The land that Hopewell Rocks is on belongs to the province of New Brunswick, and they charge $9 per adult to get in. But we remembered from when we were here last time that there's a trail that goes down to the shoreline and then you can just walk along the shore to get in. It's a bit of a hike because you have to park pretty far away to even get to the trail, but we are cheap and would rather do a long walk than to pay $18!
It was a nice summer day and the place was busy with tourists.
Hiking on the shore towards Hopewell Rocks you can start to see the tourists.
The whole area is caused by erosion from the tide. The Bay of Fundy has the highest tides in the world and the water level at this area can rise as much as 50 feet!
When the tide comes in, the water would be way over Ruth's head.
Again, when the tide comes in, the water would be way over my head!
The shoreline is very muddy, and these people are in it up to their knees!
Lots of tourists this day!
Here is a pic from 3 years ago with the tide in!

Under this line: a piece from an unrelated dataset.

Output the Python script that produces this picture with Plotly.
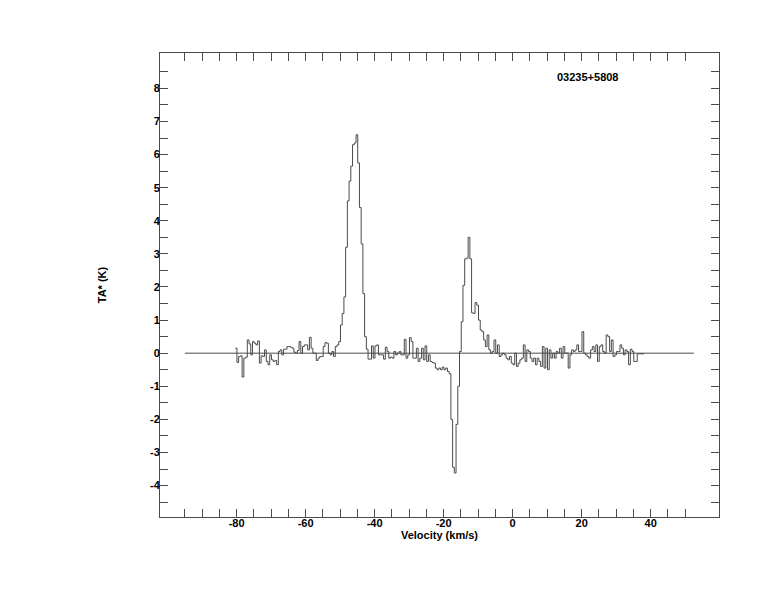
import plotly.graph_objects as go

# Spectrum: channel width and first channel edge (km/s)
v_start = -80.4
dv = 0.5
# Antenna temperature TA* (K) per channel
ta = [
    0.15, -0.28, -0.1, -0.08, -0.72, -0.15, -0.12, 0.4, 0.28, -0.05,
    0.35, 0.3, 0.25, 0.37, -0.3, -0.08, -0.1, 0.1, -0.25, -0.35,
    -0.05, -0.2, -0.25, -0.22, -0.35, 0.05, 0.1, -0.05, 0.12, 0.12,
    0.2, 0.2, 0.18, 0.15, 0.03, 0.0, 0.08, 0.35, 0.0, 0.2,
    0.25, 0.25, 0.1, 0.48, 0.15, 0.0, 0.0, -0.22, -0.15, -0.1,
    -0.1, 0.2, 0.32, 0.3, 0.0, -0.05, 0.05, -0.1, 0.2, 0.25,
    0.35, 0.85, 1.2, 1.7, 3.2, 4.6, 5.2, 5.65, 6.3, 6.35,
    6.6, 5.75, 4.4, 3.3, 1.8, 0.5, 0.12, -0.18, -0.18, 0.22,
    -0.15, 0.22, 0.25, -0.05, -0.05, -0.05, -0.18, 0.18, 0.05, -0.15,
    -0.12, -0.15, 0.05, -0.05, 0.0, 0.05, -0.05, -0.05, 0.42, -0.15,
    -0.05, 0.47, 0.35, -0.15, -0.15, 0.15, -0.25, -0.15, 0.15, -0.2,
    0.22, -0.25, -0.05, -0.25, -0.28, -0.3, -0.45, -0.5, -0.45, -0.5,
    -0.42, -0.5, -0.45, -0.55, -0.62, -2.0, -3.45, -3.62, -2.15, -1.0,
    0.05, 0.95, 2.05, 2.85, 2.87, 3.5, 2.85, 1.22, 1.2, 1.53,
    1.45, 1.0, 0.7, 0.65, 0.4, 0.2, 0.55, 0.1, 0.0, 0.05,
    0.4, 0.0, 0.25, -0.1, -0.05, 0.0, -0.05, -0.15, -0.2, -0.1,
    -0.3, -0.35, 0.0, -0.4, -0.3, -0.2, -0.15, 0.25, -0.25, 0.1,
    0.05, -0.15, -0.25, -0.15, -0.35, -0.15, -0.25, -0.4, 0.2, -0.45,
    0.15, -0.5, 0.1, -0.15, 0.0, -0.15, 0.05, 0.0, 0.15, -0.15,
    0.2, 0.0, 0.0, -0.45, -0.05, 0.1, 0.05, 0.1, 0.25, 0.05,
    0.05, 0.65, 0.0, -0.05, -0.1, -0.15, 0.1, 0.2, 0.05, 0.25,
    -0.25, 0.2, 0.25, 0.05, 0.0, 0.55, 0.5, 0.05, 0.4, -0.1,
    -0.05, 0.05, 0.05, 0.25, 0.15, -0.05, 0.1, 0.05, -0.35, 0.12,
    0.05, -0.25, -0.25, -0.02, -0.02, -0.02, -0.02,
]

# Baseline extent (km/s)
baseline_v = [-95, 52.5]
baseline_t = [0, 0]

# Axis ticks
x_tick_vals = list(range(-95, 51, 5))
x_tick_text = [str(v) if v % 20 == 0 else "" for v in x_tick_vals]
y_tick_vals = [k * 0.5 for k in range(-9, 18)]
y_tick_text = [str(int(v)) if v == int(v) else "" for v in y_tick_vals]

source_name = "03235+5808"
label_pos = (21.7, 8.33)

edges = [v_start + dv * i for i in range(len(ta) + 1)]
vals = ta + [ta[-1]]

LINE = "#4a4a4a"
FONT = "Liberation Sans, Arial, Helvetica, sans-serif"

fig = go.Figure()
fig.add_trace(go.Scatter(x=baseline_v, y=baseline_t, mode="lines",
                         line=dict(color=LINE, width=1), hoverinfo="skip"))
fig.add_trace(go.Scatter(x=edges, y=vals, mode="lines",
                         line=dict(color=LINE, width=1, shape="hv")))

fig.add_annotation(x=label_pos[0], y=label_pos[1], text=source_name,
                   showarrow=False, xref="x", yref="y",
                   font=dict(family=FONT, size=11, color="black", weight="bold"))

axis_common = dict(showline=True, linecolor=LINE, linewidth=1, mirror="ticks",
                   ticks="inside", ticklen=8, tickcolor=LINE, tickwidth=1,
                   showgrid=False, zeroline=False,
                   tickfont=dict(family=FONT, size=11, color="black", weight="bold"))

fig.update_layout(
    width=758, height=596,
    margin=dict(l=151.5, r=46.5, t=44.5, b=86.5),
    paper_bgcolor="white", plot_bgcolor="white",
    showlegend=False,
    font=dict(family=FONT, size=11, color="black"),
    xaxis=dict(range=[-102.2, 59.8], tickmode="array", tickvals=x_tick_vals,
               ticktext=x_tick_text, ticklabelstandoff=-4,
               title=dict(text="Velocity (km/s)", standoff=2,
                          font=dict(family=FONT, size=11, color="black", weight="bold")),
               **axis_common),
    yaxis=dict(range=[-4.95, 9.07], tickmode="array", tickvals=y_tick_vals,
               ticktext=y_tick_text, ticklabelstandoff=-3,
               title=dict(text="TA* (K)", standoff=41,
                          font=dict(family=FONT, size=11, color="black", weight="bold")),
               **axis_common),
)

fig.write_html("out.html")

However neat this area is, it's not as nice as it used to be. This year, the government (in all of it's wisdom) has decided that the shoreline is dangerous. No matter that people have been visiting this area for hundreds of years, they have decided once again to protect people from themselves and have erected a whole bunch of ropes and signs saying that rocks might fall on you. I feel that it is totally unsightly and takes away from the natural state of the area. This is just my opinion, and some may not agree with me, but I once again have to say that we have FAR too many rules in this country and it just keeps getting worse. The pics above were purposely taken not to show the unsightly barriers, but the pics below show some of them.
After Hopewell Rocks, we drove on to the town of Riverside-Albert. We actually made a bit of a wrong turn, but it led us to a school and I spotted right away that it would be a great overnight location. We parked Sherman there, and took the little car out to Cape Enrage to see if it was worthwhile taking the motorhome out there or not, but decided it wasn't worth it. Then we carried on the the village of Alma which is right at the border of Fundy National Park.
When we were at Fundy Park three years ago, we had parked overnight at the Alma Lobster Shop. They had a nice large parking area and had said we were welcome to boondock there. We stopped in to see them again and ask if it was still possible, but as soon as we drove up we saw that they had expanded and their parking area wasn't as large as it used to be. Anyhow, we went inside and they were just as friendly as last time and still said we were welcome to overnight there if we wish. We will return there today and buy fresh lobster at $5.99 a pound! Then after they close we will go there to overnight.
Anyhow, drove the little car back to Sherman, and had a very peaceful night parked beside the school.
Great boondocking spot when school is not in session! (GPS 45.748787 -64.732196)
Parked beside the Riverside-Albert Consolidate School, built 1905.
On our drive, we also saw another great boondocking spot beside a small church with a large parking lot. Great for any size rig! (GPS 45.645856,-64.845707)
Today is looking cloudy with some showers. We're in Alma, parked near the skating rink but you can't overnight here. Later in the day, we'll move over to the Alma Lobster Shop for the night.
Only did 50 kms (30 miles) yesterday!